Replenishing Polyphenols for Woody Herbs
Woody rosemary and lavender in tight modules exhaust polyphenol reserves after two years, leading to yellow, flavorless foliage. Brew a strong green-tea solution—two bags in 500 ml—and cool to room temperature.
Bottom-water the herbs with this tea once a month during active growth. The catechins act as mild antioxidants and restore the aromatic oils that make herbs worth growing.
Avoid adding sugar; microbes would bloom and offset the benefit.

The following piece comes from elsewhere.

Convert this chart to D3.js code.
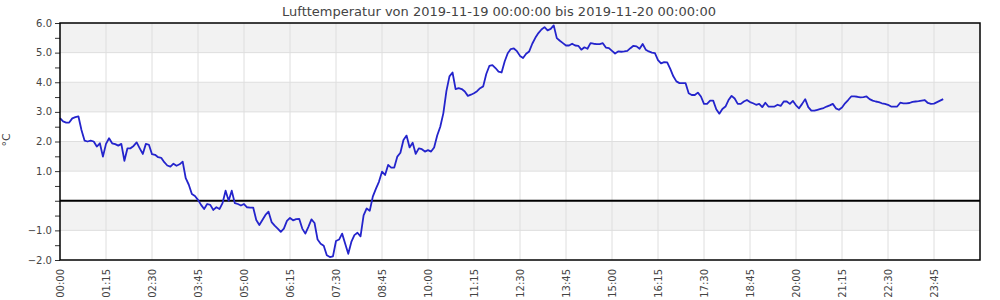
<!DOCTYPE html>
<html><head><meta charset="utf-8">
<script src="https://cdn.jsdelivr.net/npm/d3@7"></script>
<style>
body{margin:0;background:#fff}
text{font-family:"DejaVu Sans",sans-serif;fill:#444}
</style>
</head><body><svg id="c" width="1000" height="300"></svg>
<script>
const title = "Lufttemperatur von 2019-11-19 00:00:00 bis 2019-11-20 00:00:00";
const yUnit = "°C";
const xDomainLabels = ["00:00", "25:00"];
const yDomain = [-2, 6];
const yTickValues = [6, 5, 4, 3, 2, 1, -1, -2];
const xTickLabels = ["00:00","01:15","02:30","03:45","05:00","06:15","07:30","08:45","10:00","11:15",
  "12:30","13:45","15:00","16:15","17:30","18:45","20:00","21:15","22:30","23:45"];

const times = [
"00:00","00:05","00:10","00:15","00:20","00:25","00:30","00:35","00:40","00:45","00:50","00:55",
"01:00","01:05","01:10","01:15","01:20","01:25","01:30","01:35","01:40","01:45","01:50","01:55",
"02:00","02:05","02:10","02:15","02:20","02:25","02:30","02:35","02:40","02:45","02:50","02:55",
"03:00","03:05","03:10","03:15","03:20","03:25","03:30","03:35","03:40","03:45","03:50","03:55",
"04:00","04:05","04:10","04:15","04:20","04:25","04:30","04:35","04:40","04:45","04:50","04:55",
"05:00","05:05","05:10","05:15","05:20","05:25","05:30","05:35","05:40","05:45","05:50","05:55",
"06:00","06:05","06:10","06:15","06:20","06:25","06:30","06:35","06:40","06:45","06:50","06:55",
"07:00","07:05","07:10","07:15","07:20","07:25","07:30","07:35","07:40","07:45","07:50","07:55",
"08:00","08:05","08:10","08:15","08:20","08:25","08:30","08:35","08:40","08:45","08:50","08:55",
"09:00","09:05","09:10","09:15","09:20","09:25","09:30","09:35","09:40","09:45","09:50","09:55",
"10:00","10:05","10:10","10:15","10:20","10:25","10:30","10:35","10:40","10:45","10:50","10:55",
"11:00","11:05","11:10","11:15","11:20","11:25","11:30","11:35","11:40","11:45","11:50","11:55",
"12:00","12:05","12:10","12:15","12:20","12:25","12:30","12:35","12:40","12:45","12:50","12:55",
"13:00","13:05","13:10","13:15","13:20","13:25","13:30","13:35","13:40","13:45","13:50","13:55",
"14:00","14:05","14:10","14:15","14:20","14:25","14:30","14:35","14:40","14:45","14:50","14:55",
"15:00","15:05","15:10","15:15","15:20","15:25","15:30","15:35","15:40","15:45","15:50","15:55",
"16:00","16:05","16:10","16:15","16:20","16:25","16:30","16:35","16:40","16:45","16:50","16:55",
"17:00","17:05","17:10","17:15","17:20","17:25","17:30","17:35","17:40","17:45","17:50","17:55",
"18:00","18:05","18:10","18:15","18:20","18:25","18:30","18:35","18:40","18:45","18:50","18:55",
"19:00","19:05","19:10","19:15","19:20","19:25","19:30","19:35","19:40","19:45","19:50","19:55",
"20:00","20:05","20:10","20:15","20:20","20:25","20:30","20:35","20:40","20:45","20:50","20:55",
"21:00","21:05","21:10","21:15","21:20","21:25","21:30","21:35","21:40","21:45","21:50","21:55",
"22:00","22:05","22:10","22:15","22:20","22:25","22:30","22:35","22:40","22:45","22:50","22:55",
"23:00","23:05","23:10","23:15","23:20","23:25","23:30","23:35","23:40","23:45","23:50","23:55",
"24:00"];

const temps = [
2.79,2.68,2.64,2.64,2.78,2.82,2.85,2.39,2.03,2.00,2.03,2.00,
1.83,1.94,1.49,1.92,2.11,1.94,1.91,1.86,1.92,1.35,1.77,1.77,
1.85,1.97,1.77,1.58,1.92,1.89,1.57,1.55,1.47,1.45,1.30,1.19,
1.15,1.25,1.18,1.23,1.32,0.76,0.54,0.23,0.16,0.03,-0.14,-0.28,
-0.11,-0.14,-0.31,-0.22,-0.28,-0.08,0.34,0.00,0.34,-0.08,-0.11,-0.16,
-0.11,-0.22,-0.23,-0.23,-0.65,-0.82,-0.65,-0.48,-0.37,-0.72,-0.84,-0.94,
-1.05,-0.94,-0.68,-0.58,-0.66,-0.62,-0.61,-0.94,-1.11,-0.88,-0.63,-0.75,
-1.31,-1.45,-1.52,-1.84,-1.90,-1.88,-1.36,-1.31,-1.11,-1.45,-1.79,-1.39,
-1.16,-1.08,-1.20,-0.49,-0.26,-0.34,0.14,0.40,0.64,0.98,0.87,1.21,
1.12,1.12,1.49,1.62,2.05,2.20,1.80,1.96,1.58,1.77,1.74,1.66,
1.71,1.66,1.80,2.20,2.50,2.95,3.70,4.20,4.33,3.77,3.80,3.77,
3.69,3.54,3.58,3.63,3.70,3.80,3.86,4.28,4.55,4.58,4.48,4.36,
4.33,4.70,4.98,5.12,5.14,5.05,4.89,4.82,4.96,5.04,5.30,5.50,
5.66,5.78,5.86,5.75,5.80,5.92,5.49,5.40,5.32,5.24,5.24,5.30,
5.24,5.23,5.10,5.18,5.13,5.32,5.30,5.29,5.29,5.32,5.17,5.15,
5.06,4.97,5.04,5.03,5.04,5.06,5.15,5.23,5.21,5.13,5.29,5.10,
5.04,5.00,4.98,4.75,4.64,4.68,4.67,4.45,4.20,4.03,3.97,3.97,
3.97,3.63,3.57,3.57,3.65,3.52,3.27,3.27,3.38,3.38,3.09,2.94,
3.10,3.18,3.40,3.54,3.45,3.27,3.27,3.35,3.40,3.33,3.29,3.24,
3.27,3.16,3.31,3.18,3.18,3.18,3.24,3.20,3.35,3.35,3.27,3.37,
3.22,3.12,3.27,3.43,3.16,3.04,3.04,3.07,3.10,3.13,3.18,3.22,
3.27,3.12,3.07,3.15,3.29,3.40,3.52,3.52,3.51,3.49,3.50,3.52,
3.43,3.38,3.35,3.33,3.29,3.27,3.24,3.18,3.18,3.18,3.31,3.29,
3.29,3.30,3.34,3.35,3.36,3.38,3.40,3.30,3.27,3.28,3.33,3.38,
3.43];

const toMin = s => { const [h, m] = s.split(":").map(Number); return h * 60 + m; };

const svg = d3.select("#c");
const L = 60, R = 980, T = 23, B = 260;

const x = d3.scaleLinear().domain(xDomainLabels.map(toMin)).range([L, R]);
const y = d3.scaleLinear().domain(yDomain).range([B, T]);

// background bands
const bandStarts = d3.range(yDomain[0], yDomain[1]);
svg.append("g").selectAll("rect").data(bandStarts).join("rect")
  .attr("x", L).attr("width", R - L)
  .attr("y", d => y(d + 1)).attr("height", d => y(d) - y(d + 1))
  .attr("fill", d => Math.abs(d) % 2 === 1 ? "#f2f2f2" : "#ffffff");

// horizontal grid
svg.append("g").selectAll("line").data(d3.range(yDomain[0] + 1, yDomain[1])).join("line")
  .attr("x1", L).attr("x2", R).attr("y1", d => y(d)).attr("y2", d => y(d))
  .attr("stroke", "#dedede").attr("stroke-width", 1);

// vertical grid
svg.append("g").selectAll("line").data(xTickLabels.slice(1)).join("line")
  .attr("x1", d => x(toMin(d))).attr("x2", d => x(toMin(d)))
  .attr("y1", T).attr("y2", B)
  .attr("stroke", "#dedede").attr("stroke-width", 1);

// y axis minor ticks
const yAxis = d3.axisLeft(y).tickValues(d3.range(yDomain[0], yDomain[1] + 0.01, 0.5))
  .tickSize(5).tickFormat("");
const ya = svg.append("g").attr("transform", `translate(${L},0)`).call(yAxis);
ya.select(".domain").remove();
ya.selectAll("line").attr("stroke", "#333");

// y labels
svg.append("g").selectAll("text").data(yTickValues).join("text")
  .attr("x", L - 8).attr("y", d => y(d)).attr("dy", "0.35em")
  .attr("text-anchor", "end").attr("font-size", 10)
  .text(d => d3.format(".1f")(d));

// x labels
svg.append("g").selectAll("text").data(xTickLabels).join("text")
  .attr("transform", d => `translate(${x(toMin(d))},${B + 9}) rotate(-90)`)
  .attr("dy", "0.35em").attr("text-anchor", "end").attr("font-size", 10)
  .text(d => d);

// zero line
svg.append("line").attr("x1", L).attr("x2", R).attr("y1", y(0)).attr("y2", y(0))
  .attr("stroke", "#000").attr("stroke-width", 2);

// data line
const data = times.map((t, i) => ({ m: toMin(t), v: temps[i] }));
svg.append("path").datum(data)
  .attr("fill", "none").attr("stroke", "#2424cc").attr("stroke-width", 1.8)
  .attr("stroke-linejoin", "round")
  .attr("d", d3.line().x(d => x(d.m)).y(d => y(d.v)));

// frame
svg.append("rect").attr("x", L).attr("y", T).attr("width", R - L).attr("height", B - T)
  .attr("fill", "none").attr("stroke", "#000").attr("stroke-width", 1.5);

// title
svg.append("text").attr("x", 499).attr("y", 16).attr("text-anchor", "middle")
  .attr("font-size", 13).text(title);

// unit label
svg.append("text").attr("transform", `translate(6,140) rotate(-90)`)
  .attr("text-anchor", "middle").attr("dy", "0.35em").attr("font-size", 11).text(yUnit);
</script>
</body></html>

Pruning for Polyphenol Retention
Never harvest more than 20 % of woody stems at one time. Over-pruning forces the plant to tap its polyphenol bank to seal wounds, leaving new growth bland.
Storm-Ready Module Drill
When a hurricane or derecho warning posts, stack modules inside a kiddie pool half-filled with water in the garage. The pool keeps them upright, hydrated, and contained if pots tip.
Run a ratchet strap over the tallest plants and hook to the pool lip, compressing foliage so branches do not whip and snap. The strap tension should feel like a firm handshake, not a vise.
Return the modules outdoors within 24 hours of storm passage to prevent etiolation. The short dark period beats weeks of recovery from windburn.
Insurance Photo Backup
Take a dated photo of every module before the storm. If containers vanish into a neighbor’s yard, the image speeds insurance claims without arguing over plant value.
End-of-Life Module Recycling
Cracked plastic troughs become vertical strawberry towers with a few extra drainage holes drilled in the sides. Stack them in a pyramid and fill with coco-coir to create a pollinator-friendly cascade.
Broken fabric pouches shred into excellent tree-tie material that stretches as trunks thicken. The soft weave prevents girdling better than nylon string.
Metal railing boxes that rust out convert into wall-mounted tool caddies. Drill two holes, add screws, and store pruners safely off damp ground.
Seed-Starter Mats From Old Felt
Cut worn felt pockets into 10 cm squares and lay them on a tray. Sow carrots on top; the roots push through the felt and pull away cleanly at transplant, eliminating root shock.